No doubt some sort of jury-rigged "evidence" will emerge that shows him to be a child molester or rapist or something.  Not like I would believe ONE WORD coming out of the Land of the Free anymore.  Free of Honesty.  Free of Representation. And coming soon: Free of Freedom!

But this guy knows the shitstorm is coming for him and he doesn't care. Thought about it. Planned ahead for it. Gave up his normal cool American life in Hawaii so that people everywhere could get at least a glimpse of the insane, destructive, paranoid, greedy, controlling apparatus America has become. I wish him all the luck in the world.  I hope Hong Kong denies extradition forever.
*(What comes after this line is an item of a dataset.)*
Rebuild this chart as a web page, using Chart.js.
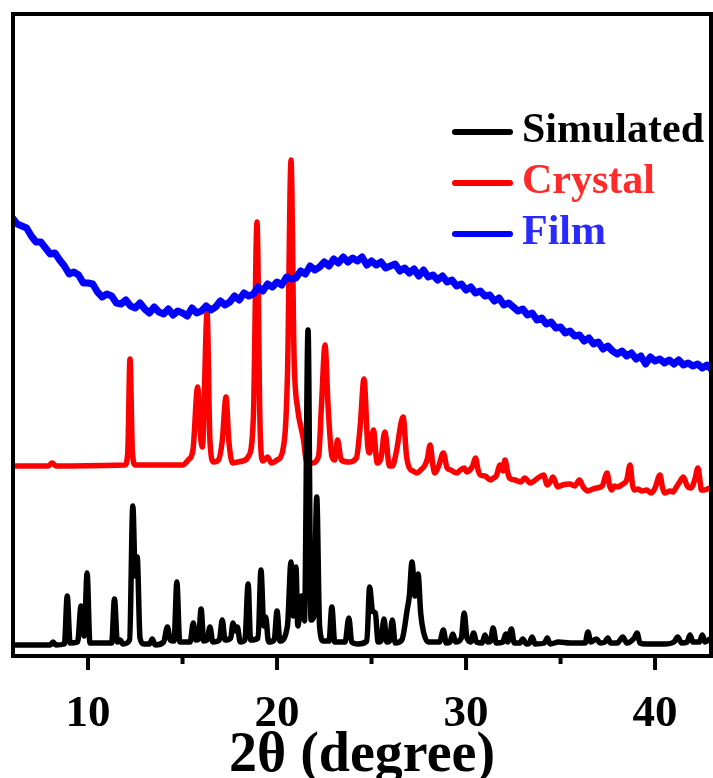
<!DOCTYPE html>
<html><head><meta charset="utf-8">
<script src="https://cdn.jsdelivr.net/npm/chart.js@4/dist/chart.umd.min.js"></script>
<style>html,body{margin:0;padding:0;background:#fff;overflow:hidden}</style>
</head><body>
<canvas id="c" width="713" height="778"></canvas>
<script>
// ---- data (2θ in degrees, intensity in arbitrary units, offset stacked) ----
const seriesNames = ['Simulated', 'Crystal', 'Film'];
const xTicks = [10, 20, 30, 40];
const xMinorTicks = [15, 25, 35];
const xRange = [6.03, 42.96];
const yRange = [0, 642];

const simulated = [[6.0,11],[8.0,11],[8.15,14],[8.3,11],
[8.75,12],[8.9,60],[9.05,13],
[9.45,14],[9.63,50],[9.8,20],[9.95,83],[10.1,13],
[11.25,13],[11.4,57],[11.55,14],[11.7,16],[11.85,12],
[12.2,16],[12.37,150],[12.5,80],[12.6,99],[12.75,18],[12.95,12],
[13.25,12],[13.4,17],[13.55,11],
[14.0,14],[14.2,29],[14.35,16],[14.55,15],[14.7,74],[14.85,14],
[15.4,14],[15.57,33],[15.7,16],[15.85,17],[15.98,47],[16.12,15],[16.3,16],[16.45,29],[16.6,14],
[16.95,16],[17.1,36],[17.25,16],[17.55,18],[17.67,33],[17.8,25],[17.9,29],[18.05,14],
[18.3,16],[18.47,72],[18.6,16],[19.0,18],[19.15,86],[19.3,30],[19.4,39],[19.55,14],
[19.85,16],[20.0,45],[20.15,15],
[20.55,30],[20.74,94],[20.85,40],[21.0,89],[21.1,30],[21.3,60],[21.45,35],[21.64,326],[21.8,36],[21.95,40],[22.1,159],[22.25,30],[22.45,15],
[22.75,15],[22.9,49],[23.05,14],[23.6,14],[23.8,38],[23.95,14],[24.3,12],
[24.75,15],[24.9,69],[25.05,45],[25.2,43],[25.35,14],[25.5,15],[25.66,37],[25.8,14],[25.95,15],[26.1,36],[26.25,13],
[26.6,16],[26.9,48],[27.0,60],[27.14,94],[27.3,60],[27.46,82],[27.6,43],[27.75,24],[28.0,14],
[28.6,14],[28.8,26],[28.95,13],[29.15,14],[29.3,22],[29.45,14],[29.75,18],[29.9,43],[30.05,18],[30.25,14],[30.4,23],[30.55,14],
[30.85,13],[31.0,21],[31.15,14],[31.3,15],[31.43,28],[31.6,13],[31.95,14],[32.1,22],[32.2,14],[32.4,27],[32.55,13],
[32.85,13],[33.0,17],[33.2,12],[33.35,13],[33.5,19],[33.65,12],[34.15,13],[34.3,18],[34.45,12],[34.9,14],[35.5,13],
[36.3,13],[36.45,24],[36.6,14],[36.9,17],[37.1,13],[37.35,14],[37.5,18],[37.65,13],[38.0,13],[38.3,19],[38.5,13],
[38.9,18],[39.05,23],[39.2,13],[39.5,12],[40.5,12],[41.0,14],[41.2,19],[41.4,13],[41.7,14],[41.85,21],[42.0,14],
[42.35,14],[42.5,21],[42.65,14],[42.9,17]];

const crystal = [[6.0,190],[7.9,190],[8.1,193],[8.3,190],[11.95,191],[12.1,203],[12.22,297],[12.35,203],[12.5,191],
[15.0,191],[15.3,196],[15.55,206],[15.8,269],[15.95,220],[16.05,209],[16.3,343],[16.45,215],[16.65,194],
[16.9,196],[17.1,215],[17.3,259],[17.45,215],[17.65,193],[17.9,194],[18.2,195],[18.5,200],[18.75,240],[18.94,434],
[19.1,230],[19.25,195],[19.5,199],[19.7,193],[20.0,196],[20.3,205],[20.55,280],[20.74,496],[20.9,300],[21.1,246],
[21.25,230],[21.4,216],[21.55,195],[21.85,193],[22.2,200],[22.35,250],[22.54,311],[22.7,250],[22.9,200],[23.05,196],
[23.2,216],[23.4,196],[23.8,194],[24.2,198],[24.4,230],[24.6,277],[24.8,210],[24.9,203],[25.1,226],[25.3,193],
[25.5,198],[25.7,224],[25.95,190],[26.1,190],[26.3,203],[26.67,239],[26.85,200],
[27.0,188],[27.2,185],[27.4,183],[27.6,186],[27.8,190],[27.95,197],[28.1,211],[28.25,190],[28.35,183],[28.55,190],
[28.8,203],[29.0,188],[29.2,186],[29.5,183],[29.7,186],[29.9,188],[30.05,184],[30.2,186],[30.35,190],[30.5,198],
[30.65,185],[30.75,181],[31.0,180],[31.3,176],[31.45,178],[31.6,180],[31.8,191],[31.95,185],[32.06,196],[32.2,184],
[32.3,178],[32.6,176],[32.9,174],[33.1,178],[33.4,173],[33.6,175],[33.8,178],[34.1,181],[34.3,171],[34.45,174],
[34.6,179],[34.85,169],[35.1,171],[35.5,172],[35.75,170],[36.0,176],[36.2,169],[36.45,165],[36.7,167],[36.9,168],
[37.2,170],[37.46,183],[37.6,170],[37.7,166],[37.85,170],[38.0,169],[38.3,172],[38.5,176],[38.68,191],[38.8,172],
[38.9,166],[39.1,167],[39.3,165],[39.55,166],[39.8,163],[40.0,168],[40.26,181],[40.4,168],[40.5,163],[40.8,165],
[40.95,164],[41.1,168],[41.3,174],[41.5,179],[41.7,170],[41.9,168],[42.1,176],[42.27,188],[42.4,172],[42.45,166],
[42.6,166],[42.9,168]];

const film = [[6.0,438],[6.25,432],[6.5,430],[6.75,428],[7.0,420],[7.25,414],[7.5,414],[7.75,408],[8.0,402],[8.25,403],
[8.5,396],[8.75,390],[9.0,382],[9.25,384],[9.5,381],[9.75,373],[10.0,373],[10.25,372],[10.5,364],[10.75,359],
[11.0,362],[11.25,360],[11.5,353],[11.75,352],[12.0,356],[12.25,350],[12.5,348],[12.75,353],[13.0,347],[13.25,343],
[13.5,349],[13.75,344],[14.0,342],[14.25,347],[14.5,341],[14.75,345],[15.0,343],[15.25,340],[15.5,348],[15.75,343],
[16.0,345],[16.25,350],[16.5,346],[16.75,349],[17.0,355],[17.25,351],[17.5,354],[17.75,360],[18.0,356],[18.25,363],
[18.5,360],[18.75,362],[19.0,369],[19.25,365],[19.5,372],[19.75,369],[20.0,374],[20.25,371],[20.5,379],[20.75,377],
[21.0,378],[21.25,385],[21.5,382],[21.75,390],[22.0,386],[22.25,389],[22.5,394],[22.75,390],[23.0,397],[23.25,393],
[23.5,399],[23.75,394],[24.0,398],[24.25,395],[24.5,399],[24.75,391],[25.0,395],[25.25,391],[25.5,394],[25.75,388],
[26.0,390],[26.25,392],[26.5,385],[26.75,388],[27.0,383],[27.25,387],[27.5,380],[27.75,386],[28.0,379],[28.25,381],
[28.5,376],[28.75,380],[29.0,374],[29.25,376],[29.5,370],[29.75,372],[30.0,366],[30.25,369],[30.5,363],[30.75,365],
[31.0,360],[31.25,361],[31.5,355],[31.75,358],[32.0,351],[32.25,353],[32.5,349],[32.75,345],[33.0,347],[33.25,341],
[33.5,343],[33.75,336],[34.0,338],[34.25,332],[34.5,334],[34.75,328],[35.0,329],[35.25,323],[35.5,325],[35.75,320],
[36.0,321],[36.25,315],[36.5,318],[36.75,312],[37.0,314],[37.25,307],[37.5,310],[37.75,305],[38.0,302],[38.25,305],
[38.5,300],[38.75,303],[39.0,297],[39.25,300],[39.5,292],[39.75,299],[40.0,295],[40.25,297],[40.5,293],[40.75,296],
[41.0,292],[41.25,296],[41.5,291],[41.75,293],[42.0,290],[42.25,292],[42.5,288],[42.75,291],[42.96,287]];

// ---- chart ----
const FONT = "'Liberation Serif', 'Times New Roman', serif";
const toPts = a => a.map(([x, y]) => ({ x, y }));

const framePlugin = {
  id: 'frameTicksLegend',
  afterDatasetsDraw(chart) {
    const { ctx, chartArea: a, scales: { x } } = chart;
    ctx.save();
    ctx.strokeStyle = '#000';
    ctx.lineWidth = 4;
    ctx.lineCap = 'butt';
    ctx.strokeRect(a.left, a.top, a.right - a.left, a.bottom - a.top);
    xTicks.forEach(v => {
      const px = x.getPixelForValue(v);
      ctx.beginPath(); ctx.moveTo(px, a.bottom); ctx.lineTo(px, a.bottom + 14); ctx.stroke();
    });
    xMinorTicks.forEach(v => {
      const px = x.getPixelForValue(v);
      ctx.beginPath(); ctx.moveTo(px, a.bottom); ctx.lineTo(px, a.bottom + 8); ctx.stroke();
    });
    // legend
    const rows = [142, 193, 244];
    const textColors = ['#000000', '#ff2a2a', '#2a2aff'];
    seriesNames.forEach((name, i) => {
      const ds = chart.data.datasets[i];
      const y = rows[i];
      ctx.strokeStyle = ds.borderColor;
      ctx.lineWidth = 6;
      ctx.lineCap = 'round';
      ctx.beginPath(); ctx.moveTo(455, y - 10); ctx.lineTo(510, y - 10); ctx.stroke();
      ctx.fillStyle = textColors[i];
      ctx.font = 'bold 42px ' + FONT;
      ctx.textBaseline = 'alphabetic';
      ctx.textAlign = 'left';
      ctx.fillText(name, 522, y);
    });
    ctx.restore();
  }
};

new Chart(document.getElementById('c'), {
  type: 'line',
  data: {
    datasets: [
      { label: seriesNames[0], data: toPts(simulated), borderColor: '#000000', borderWidth: 5.5,
        cubicInterpolationMode: 'monotone', order: 1 },
      { label: seriesNames[1], data: toPts(crystal), borderColor: '#ff0000', borderWidth: 5.5,
        cubicInterpolationMode: 'monotone', order: 2 },
      { label: seriesNames[2], data: toPts(film), borderColor: '#0000ff', borderWidth: 7, order: 0 }
    ]
  },
  options: {
    responsive: false,
    animation: false,
    devicePixelRatio: 1,
    elements: {
      point: { radius: 0 },
      line: { tension: 0, borderJoinStyle: 'round', borderCapStyle: 'round' }
    },
    layout: { padding: { left: 13, right: 2, top: 14, bottom: 0 } },
    plugins: { legend: { display: false }, tooltip: { enabled: false } },
    scales: {
      x: {
        type: 'linear',
        min: xRange[0], max: xRange[1],
        afterBuildTicks: s => { s.ticks = xTicks.map(v => ({ value: v })); },
        afterFit: s => { s.height = 122; },
        grid: { display: false, drawTicks: false, tickLength: 0 },
        border: { display: false },
        ticks: { padding: 31, autoSkip: false, maxRotation: 0, color: '#000',
                 font: { family: FONT, size: 45, weight: 'bold' } },
        title: { display: true, text: '2θ (degree)', color: '#000', padding: { top: 0, bottom: -12 },
                 font: { family: FONT, size: 56, weight: 'bold' } }
      },
      y: { display: false, min: yRange[0], max: yRange[1] }
    }
  },
  plugins: [framePlugin]
});
</script>
</body></html>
I also hope whatever Federal scumbag is reading this email gets terminal, hideously painful ear cancer from their eavesdropping devices.  I wish I believed in Hell, cause then I'd know that at least someday you'd get what you deserve.




Friday, June 7, 2013

Well, my thyroid is dandy, it seems

So I left another few gallons of juice for Dr. Lin. I'd cross my fingers but that would probably make me lightheaded at this point. 

Thursday, June 6, 2013

Do have these things everywhere too?

Or is it just around here? 

Sunday, June 2, 2013

Things that fall on my head

A giant,  ancient 32-inch tube tv. It fell so hard it scratched the screen.  Which is hard to do.  It destroyed a Nintendo system on its descent.  Thank God,  since that was all that cushioned my skull. Which still hurts.  Duh duh dumb, that's me.